SUPPLIED DATA:
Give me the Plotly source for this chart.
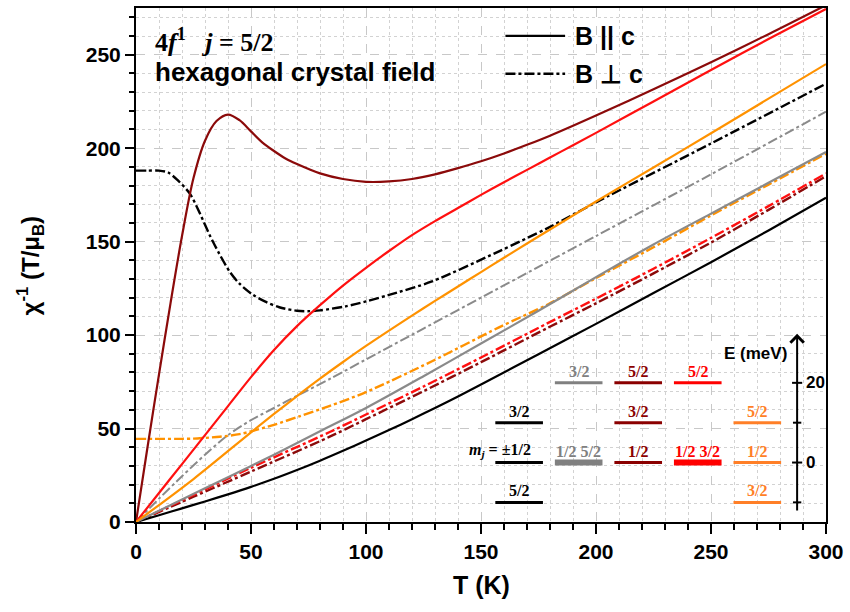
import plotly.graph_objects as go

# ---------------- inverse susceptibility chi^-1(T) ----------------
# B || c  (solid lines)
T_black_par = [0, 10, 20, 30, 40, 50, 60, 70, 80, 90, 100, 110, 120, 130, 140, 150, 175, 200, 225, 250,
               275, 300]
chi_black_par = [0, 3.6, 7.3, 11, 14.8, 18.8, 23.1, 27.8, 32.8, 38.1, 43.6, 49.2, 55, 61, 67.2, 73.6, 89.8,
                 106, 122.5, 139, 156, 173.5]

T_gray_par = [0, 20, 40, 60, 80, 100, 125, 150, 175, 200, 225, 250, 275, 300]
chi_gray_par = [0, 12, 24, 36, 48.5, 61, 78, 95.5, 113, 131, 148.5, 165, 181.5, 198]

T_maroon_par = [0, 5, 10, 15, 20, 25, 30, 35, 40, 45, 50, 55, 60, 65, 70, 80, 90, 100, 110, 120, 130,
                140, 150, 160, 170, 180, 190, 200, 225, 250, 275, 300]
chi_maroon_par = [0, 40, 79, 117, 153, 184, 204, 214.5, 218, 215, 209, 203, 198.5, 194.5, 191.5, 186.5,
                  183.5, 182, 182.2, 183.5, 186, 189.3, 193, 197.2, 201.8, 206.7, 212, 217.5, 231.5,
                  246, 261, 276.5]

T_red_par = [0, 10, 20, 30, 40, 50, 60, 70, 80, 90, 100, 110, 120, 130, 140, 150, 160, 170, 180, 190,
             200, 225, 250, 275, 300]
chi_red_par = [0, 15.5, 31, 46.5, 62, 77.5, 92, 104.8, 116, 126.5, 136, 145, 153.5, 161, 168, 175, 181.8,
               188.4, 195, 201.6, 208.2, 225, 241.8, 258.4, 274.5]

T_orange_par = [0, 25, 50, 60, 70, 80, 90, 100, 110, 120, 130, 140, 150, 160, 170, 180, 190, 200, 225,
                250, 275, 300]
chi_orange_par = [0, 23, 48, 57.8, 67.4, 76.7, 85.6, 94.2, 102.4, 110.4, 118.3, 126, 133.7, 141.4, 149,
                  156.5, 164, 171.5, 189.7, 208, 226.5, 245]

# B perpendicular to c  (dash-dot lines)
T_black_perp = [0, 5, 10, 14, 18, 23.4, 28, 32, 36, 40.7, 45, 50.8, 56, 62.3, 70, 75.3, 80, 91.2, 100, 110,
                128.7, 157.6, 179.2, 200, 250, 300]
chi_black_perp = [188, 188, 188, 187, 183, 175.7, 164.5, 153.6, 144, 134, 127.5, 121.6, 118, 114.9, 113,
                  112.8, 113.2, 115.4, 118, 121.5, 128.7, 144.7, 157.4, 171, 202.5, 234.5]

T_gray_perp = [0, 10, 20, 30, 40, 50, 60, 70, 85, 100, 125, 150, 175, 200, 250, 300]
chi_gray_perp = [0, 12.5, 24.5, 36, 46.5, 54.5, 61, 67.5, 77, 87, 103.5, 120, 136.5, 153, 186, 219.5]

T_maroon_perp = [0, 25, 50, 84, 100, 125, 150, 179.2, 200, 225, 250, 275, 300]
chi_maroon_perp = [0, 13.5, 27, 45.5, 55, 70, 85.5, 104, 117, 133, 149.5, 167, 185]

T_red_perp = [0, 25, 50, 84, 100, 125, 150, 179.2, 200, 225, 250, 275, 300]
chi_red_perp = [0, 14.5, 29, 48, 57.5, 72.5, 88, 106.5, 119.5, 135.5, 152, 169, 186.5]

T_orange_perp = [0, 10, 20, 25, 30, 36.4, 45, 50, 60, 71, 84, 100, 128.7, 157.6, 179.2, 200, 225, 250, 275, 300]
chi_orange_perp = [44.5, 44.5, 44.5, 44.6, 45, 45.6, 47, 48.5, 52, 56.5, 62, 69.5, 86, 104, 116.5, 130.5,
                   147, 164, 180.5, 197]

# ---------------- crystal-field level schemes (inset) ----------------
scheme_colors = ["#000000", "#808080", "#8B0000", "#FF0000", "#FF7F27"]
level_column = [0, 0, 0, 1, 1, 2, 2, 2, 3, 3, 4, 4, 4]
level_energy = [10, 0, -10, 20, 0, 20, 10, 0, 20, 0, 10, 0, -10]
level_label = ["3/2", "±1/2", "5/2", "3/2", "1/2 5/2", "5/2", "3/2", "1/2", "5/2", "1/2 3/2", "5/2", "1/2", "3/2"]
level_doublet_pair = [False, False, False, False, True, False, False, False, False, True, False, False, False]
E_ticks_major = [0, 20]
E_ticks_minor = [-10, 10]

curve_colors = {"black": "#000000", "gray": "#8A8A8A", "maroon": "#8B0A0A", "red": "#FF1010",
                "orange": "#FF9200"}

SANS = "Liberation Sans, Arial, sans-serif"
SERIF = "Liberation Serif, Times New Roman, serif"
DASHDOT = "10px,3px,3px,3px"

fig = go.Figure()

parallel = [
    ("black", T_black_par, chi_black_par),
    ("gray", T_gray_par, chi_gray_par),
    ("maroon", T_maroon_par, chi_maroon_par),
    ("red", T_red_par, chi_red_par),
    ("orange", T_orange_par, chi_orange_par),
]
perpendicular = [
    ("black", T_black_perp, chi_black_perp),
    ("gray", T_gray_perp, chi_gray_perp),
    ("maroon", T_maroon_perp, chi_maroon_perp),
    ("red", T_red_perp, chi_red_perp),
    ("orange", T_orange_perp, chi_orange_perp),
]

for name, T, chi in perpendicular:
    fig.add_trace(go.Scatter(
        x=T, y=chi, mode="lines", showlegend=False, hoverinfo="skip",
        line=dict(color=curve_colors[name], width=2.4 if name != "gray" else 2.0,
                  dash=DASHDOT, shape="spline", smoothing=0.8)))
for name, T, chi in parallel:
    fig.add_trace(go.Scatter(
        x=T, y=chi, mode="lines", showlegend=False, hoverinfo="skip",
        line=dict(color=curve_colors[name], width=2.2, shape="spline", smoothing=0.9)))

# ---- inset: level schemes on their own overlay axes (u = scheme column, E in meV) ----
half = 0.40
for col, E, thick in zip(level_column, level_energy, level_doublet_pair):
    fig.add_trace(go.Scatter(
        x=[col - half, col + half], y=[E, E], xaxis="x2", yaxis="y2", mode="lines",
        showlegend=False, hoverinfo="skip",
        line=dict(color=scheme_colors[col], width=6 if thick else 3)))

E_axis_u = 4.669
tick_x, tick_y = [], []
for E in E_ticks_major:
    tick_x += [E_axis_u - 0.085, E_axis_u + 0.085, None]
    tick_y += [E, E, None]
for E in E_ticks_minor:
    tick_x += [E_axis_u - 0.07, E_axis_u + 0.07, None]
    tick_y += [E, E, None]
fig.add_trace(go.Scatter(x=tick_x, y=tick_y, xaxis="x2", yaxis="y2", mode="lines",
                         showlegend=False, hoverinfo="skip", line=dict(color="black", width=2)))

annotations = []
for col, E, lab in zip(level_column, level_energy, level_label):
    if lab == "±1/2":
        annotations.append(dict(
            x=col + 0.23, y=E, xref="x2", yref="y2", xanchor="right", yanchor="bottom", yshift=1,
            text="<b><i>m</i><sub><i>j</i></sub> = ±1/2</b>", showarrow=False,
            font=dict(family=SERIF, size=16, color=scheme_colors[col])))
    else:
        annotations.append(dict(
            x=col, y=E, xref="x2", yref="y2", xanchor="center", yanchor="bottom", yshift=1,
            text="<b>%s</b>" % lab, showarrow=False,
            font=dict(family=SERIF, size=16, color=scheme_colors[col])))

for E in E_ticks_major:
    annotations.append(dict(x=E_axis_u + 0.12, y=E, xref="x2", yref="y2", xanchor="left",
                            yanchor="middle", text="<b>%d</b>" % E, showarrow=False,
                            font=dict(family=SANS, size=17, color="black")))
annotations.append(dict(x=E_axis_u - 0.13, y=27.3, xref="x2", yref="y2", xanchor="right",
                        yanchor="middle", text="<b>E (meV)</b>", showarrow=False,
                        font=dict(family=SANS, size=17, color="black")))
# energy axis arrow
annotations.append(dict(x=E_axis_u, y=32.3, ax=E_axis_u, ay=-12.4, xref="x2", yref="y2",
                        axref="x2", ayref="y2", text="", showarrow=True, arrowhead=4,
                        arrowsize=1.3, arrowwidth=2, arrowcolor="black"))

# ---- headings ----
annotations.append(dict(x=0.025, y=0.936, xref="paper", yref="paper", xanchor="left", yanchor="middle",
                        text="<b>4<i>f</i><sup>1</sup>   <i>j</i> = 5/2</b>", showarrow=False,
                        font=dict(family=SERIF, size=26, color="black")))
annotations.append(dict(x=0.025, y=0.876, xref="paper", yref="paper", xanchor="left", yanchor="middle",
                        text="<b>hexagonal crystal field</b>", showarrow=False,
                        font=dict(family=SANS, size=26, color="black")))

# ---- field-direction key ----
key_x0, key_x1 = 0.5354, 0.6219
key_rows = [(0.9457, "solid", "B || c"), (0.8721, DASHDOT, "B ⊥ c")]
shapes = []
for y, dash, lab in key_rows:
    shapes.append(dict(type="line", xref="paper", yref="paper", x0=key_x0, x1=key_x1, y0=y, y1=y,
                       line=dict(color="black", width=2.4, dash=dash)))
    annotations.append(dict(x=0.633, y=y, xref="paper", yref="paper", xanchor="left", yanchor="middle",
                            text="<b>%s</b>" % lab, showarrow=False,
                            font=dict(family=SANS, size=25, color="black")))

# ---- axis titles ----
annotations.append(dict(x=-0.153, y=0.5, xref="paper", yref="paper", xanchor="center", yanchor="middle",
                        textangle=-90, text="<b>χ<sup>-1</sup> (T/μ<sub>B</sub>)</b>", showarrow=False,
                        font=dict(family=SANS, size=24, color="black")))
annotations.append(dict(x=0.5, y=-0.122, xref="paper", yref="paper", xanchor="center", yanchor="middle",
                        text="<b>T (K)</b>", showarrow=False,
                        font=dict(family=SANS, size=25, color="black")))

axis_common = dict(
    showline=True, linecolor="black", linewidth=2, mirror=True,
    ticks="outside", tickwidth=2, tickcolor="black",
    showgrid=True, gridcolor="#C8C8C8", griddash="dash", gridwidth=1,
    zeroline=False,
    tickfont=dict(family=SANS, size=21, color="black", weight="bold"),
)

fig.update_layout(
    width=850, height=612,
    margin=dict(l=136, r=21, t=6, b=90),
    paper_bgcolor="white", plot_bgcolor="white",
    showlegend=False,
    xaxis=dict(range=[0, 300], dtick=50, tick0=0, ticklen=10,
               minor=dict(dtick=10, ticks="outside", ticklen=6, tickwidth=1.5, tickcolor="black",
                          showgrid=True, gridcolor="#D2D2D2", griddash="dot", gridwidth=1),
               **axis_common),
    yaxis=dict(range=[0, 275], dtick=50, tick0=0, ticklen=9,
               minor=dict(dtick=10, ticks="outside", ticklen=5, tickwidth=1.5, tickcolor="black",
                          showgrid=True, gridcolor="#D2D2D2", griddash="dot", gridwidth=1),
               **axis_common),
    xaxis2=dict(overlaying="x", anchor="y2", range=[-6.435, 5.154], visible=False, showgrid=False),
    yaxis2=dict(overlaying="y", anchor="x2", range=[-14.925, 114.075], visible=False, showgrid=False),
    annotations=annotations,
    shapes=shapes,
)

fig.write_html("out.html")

TO DO: Repeat, word for word and with no pictures, only the lines running from the beginning of the data to the line that contains "import plotly.graph_objects as go".

TASK ANSWER:
Give me the Plotly source for this chart.
import plotly.graph_objects as go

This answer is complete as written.